THE truck wash at the Scone Regional Livestock Selling Centre has now been upgraded to allow waste to be recycled on site, reducing environmental impacts and keeping livestock loads on the move.
The federal and NSW governments co-funded the $320,000 improvements through the Fixing Country Truck Washes program, while Upper Hunter Shire Council contributed an additional $100,000 and carried out the works.
"The upgrade includes the construction of a livestock truck effluent disposal facility and a solids separator to process manure, which means that waste products can be processed on site using less water and labour, as well as turning it into dry waste to be used as fertiliser," Upper Hunter MP Michael Johnsen said.
"We know that the freight industry contributes more than $60 billion to the NSW economy each year, so we're powering ahead with projects like this because truck washing facilities deliver biosecurity measures through disease control and weed management.

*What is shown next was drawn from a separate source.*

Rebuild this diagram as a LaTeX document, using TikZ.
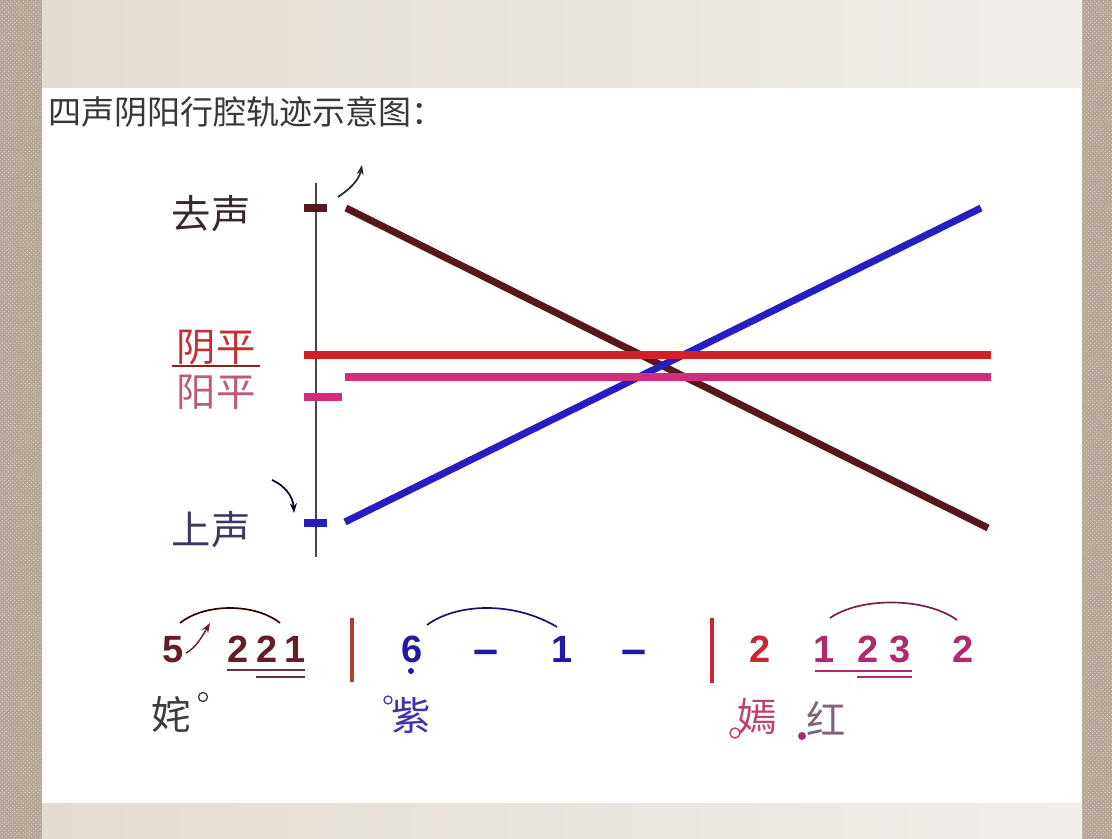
\documentclass[tikz,border=0pt]{standalone}
\usepackage{fontspec}
\setmainfont{Liberation Sans}
\newfontfamily\cjk{Noto Sans CJK SC}
\newfontfamily\digitfont{Liberation Sans}
\usetikzlibrary{arrows.meta,patterns}
\definecolor{bordercol}{RGB}{180,165,150}
\definecolor{borderdot}{RGB}{222,212,200}
\definecolor{bandleft}{RGB}{226,219,209}
\definecolor{bandright}{RGB}{241,238,233}
\definecolor{qucol}{RGB}{88,22,30}
\definecolor{qutext}{RGB}{55,40,42}
\definecolor{shcol}{RGB}{40,28,195}
\definecolor{shtext}{RGB}{58,56,100}
\definecolor{yincol}{RGB}{212,32,36}
\definecolor{yintext}{RGB}{196,48,52}
\definecolor{yangcol}{RGB}{208,46,124}
\definecolor{yangtext}{RGB}{190,90,125}
\definecolor{axiscol}{RGB}{70,70,70}
\definecolor{numbrown}{RGB}{100,30,40}
\definecolor{numblue}{RGB}{34,24,165}
\definecolor{numred}{RGB}{200,40,50}
\definecolor{nummag}{RGB}{178,40,110}
\definecolor{barbrown}{RGB}{178,62,50}
\definecolor{lyrgray}{RGB}{60,60,60}
\definecolor{lyrblue}{RGB}{62,52,170}
\definecolor{lyrmag}{RGB}{192,62,112}
\definecolor{lyrgrey2}{RGB}{130,100,120}
\tikzset{
  tone/.style={line width=5pt},
  tick/.style={line width=5pt},
  lab/.style={inner sep=0pt, font=\cjk\fontsize{28}{28}\selectfont},
  lyr/.style={inner sep=0pt, font=\cjk\fontsize{28}{28}\selectfont},
  num/.style={inner sep=0pt, anchor=base, font=\digitfont\bfseries\fontsize{27}{27}\selectfont},
  dashnum/.style={inner sep=0pt, anchor=base, font=\digitfont\bfseries\fontsize{32}{32}\selectfont},
  uline/.style={line width=1.7pt},
  slur/.style={line width=1.2pt},
  smallarrow/.style={line width=1.2pt, -{Stealth[length=7pt,width=5pt]}},
  barl/.style={line width=2.2pt}
}
\begin{document}
\begin{tikzpicture}[x=0.025cm,y=-0.025cm]
\useasboundingbox (0,0) rectangle (1112,839);
% background and frame
\fill[bordercol] (0,0) rectangle (1112,839);
\fill[pattern=crosshatch dots, pattern color=borderdot] (0,0) rectangle (1112,839);
\fill[left color=bandleft, right color=bandright] (42,0) rectangle (1082,88);
\fill[left color=bandleft, right color=bandright] (42,803) rectangle (1082,839);
\fill[white] (42,88) rectangle (1082,803);
% title
\node[anchor=west, inner sep=0pt, text=black!78, font=\cjk\fontsize{23.5}{23.5}\selectfont] (title) at (48,112) {四声阴阳行腔轨迹示意图：};
% axis
\coordinate (axtop) at (316,183);
\coordinate (axbot) at (316,557);
\draw[axiscol, line width=1.4pt] (axtop) -- (axbot);
% ticks
\coordinate (quA) at (304,208); \coordinate (quB) at (327,208);
\coordinate (yangA) at (304,397); \coordinate (yangB) at (342,397);
\coordinate (shA) at (304,523); \coordinate (shB) at (327,523);
\draw[tick, qucol] (quA) -- (quB);
\draw[tick, yangcol] (yangA) -- (yangB);
\draw[tick, shcol] (shA) -- (shB);
% tone lines
\coordinate (yinS) at (304,355); \coordinate (yinE) at (991,355);
\coordinate (yangS) at (345,377); \coordinate (yangE) at (991,377);
\coordinate (quS) at (346,208); \coordinate (quE) at (988,528);
\coordinate (shS) at (345,522); \coordinate (shE) at (981,208);
\draw[tone, qucol] (quS) -- (quE);
\draw[tone, shcol] (shS) -- (shE);
\draw[tone, yincol] (yinS) -- (yinE);
\draw[tone, yangcol] (yangS) -- (yangE);
% labels
\node[lab, text=qutext] (qu) at (211,214) {去声};
\node[lab, text=yintext] (yin) at (216,347) {阴平};
\coordinate (yinUL) at (172,366); \coordinate (yinUR) at (260,366);
\draw[line width=1pt, yintext!70!black] (yinUL) -- (yinUR);
\node[lab, text=yangtext] (yang) at (216,392) {阳平};
\node[lab, text=shtext] (shang) at (211,530) {上声};
% small curved arrows
\coordinate (a1s) at (338,197); \coordinate (a1e) at (362,165);
\draw[smallarrow, black!85] (a1s) .. controls (350,189) and (359,180) .. (a1e);
\coordinate (a2s) at (272,480); \coordinate (a2e) at (294,513);
\draw[smallarrow, black!85!blue] (a2s) .. controls (284,485) and (293,496) .. (a2e);
% notation row
\node[num, text=numbrown] (n5) at (173,662) {5};
\coordinate (a3s) at (186,653); \coordinate (a3e) at (210,623);
\draw[smallarrow, numbrown, line width=1pt] (a3s) .. controls (196,648) and (203,635) .. (a3e);
\node[num, text=numbrown] (n2a) at (238,662) {2};
\node[num, text=numbrown] (n2b) at (267,662) {2};
\node[num, text=numbrown] (n1a) at (295,662) {1};
\coordinate (u1a) at (227,670); \coordinate (u1b) at (305,670);
\coordinate (u2a) at (256,677); \coordinate (u2b) at (305,677);
\draw[uline, numbrown!80!gray] (u1a) -- (u1b);
\draw[uline, numbrown!80!gray] (u2a) -- (u2b);
\coordinate (s1a) at (180,623); \coordinate (s1b) at (280,623);
\draw[slur, black!80!red] (s1a) .. controls (205,603) and (255,603) .. (s1b);
\coordinate (bar1t) at (352,618); \coordinate (bar1b) at (352,682);
\draw[barl, barbrown] (bar1t) -- (bar1b);
\node[num, text=numblue] (n6) at (412,662) {6};
\fill[numblue] (411,671) circle[radius=3];
\coordinate (s2a) at (427,625); \coordinate (s2b) at (557,627);
\draw[slur, numblue!70!black] (s2a) .. controls (455,604) and (512,600) .. (s2b);
\node[dashnum, text=numblue] (d1) at (486,664) {–};
\node[num, text=numblue] (n1b) at (562,662) {1};
\node[dashnum, text=numblue] (d2) at (634,664) {–};
\coordinate (bar2t) at (712,618); \coordinate (bar2b) at (712,683);
\draw[barl, numred] (bar2t) -- (bar2b);
\node[num, text=numred] (n2c) at (760,662) {2};
\node[num, text=nummag] (n1c) at (824,662) {1};
\node[num, text=nummag] (n2d) at (868,662) {2};
\node[num, text=nummag] (n3) at (900,662) {3};
\node[num, text=nummag] (n2e) at (963,662) {2};
\coordinate (u3a) at (815,671); \coordinate (u3b) at (912,671);
\coordinate (u4a) at (857,677); \coordinate (u4b) at (912,677);
\draw[uline, nummag] (u3a) -- (u3b);
\draw[uline, nummag] (u4a) -- (u4b);
\coordinate (s3a) at (830,618); \coordinate (s3b) at (957,620);
\draw[slur, nummag!70!black] (s3a) .. controls (860,597) and (925,597) .. (s3b);
% lyrics
\node[lyr, text=lyrgray] (cha) at (171,714) {姹};
\draw[black!80, line width=0.9pt, fill=white] (203,697) circle[radius=4.5];
\node[lyr, text=lyrblue] (zi) at (411,716) {紫};
\draw[lyrblue, line width=0.9pt, fill=white] (388,700) circle[radius=4];
\node[lyr, text=lyrmag] (yan) at (757,716) {嫣};
\draw[lyrmag, line width=1pt, fill=white] (735,733) circle[radius=5];
\node[lyr, text=lyrgrey2] (hong) at (826,718) {红};
\fill[nummag] (802,736) circle[radius=4];
\end{tikzpicture}
\end{document}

"Trucks will be able to empty their effluent tanks more efficiently and it encourages more livestock transporters to install effluent tanks in their trucks, which will reduce the amount of manure on local roads."
Upper Hunter Shire mayor Maurice Collison said the upgrade would reduce wash times, saving money and water, while also making it easier to recycle the manure, creating environmental benefits for the local community.
"Improved facilities will assist not only those dropping off and delivering cattle to the saleyards, but long-haul freight travelling through Scone and people transporting horses," he explained.
The Fixing Country Truck Washes program is a joint initiative between the NSW and federal Governments to build and upgrade truck wash-out facilities.
The initiative was designed to build an efficient freight transport network across regional NSW by focusing on hotspots where truck washing facilities and effluent disposal do not currently meet the needs of truck operators.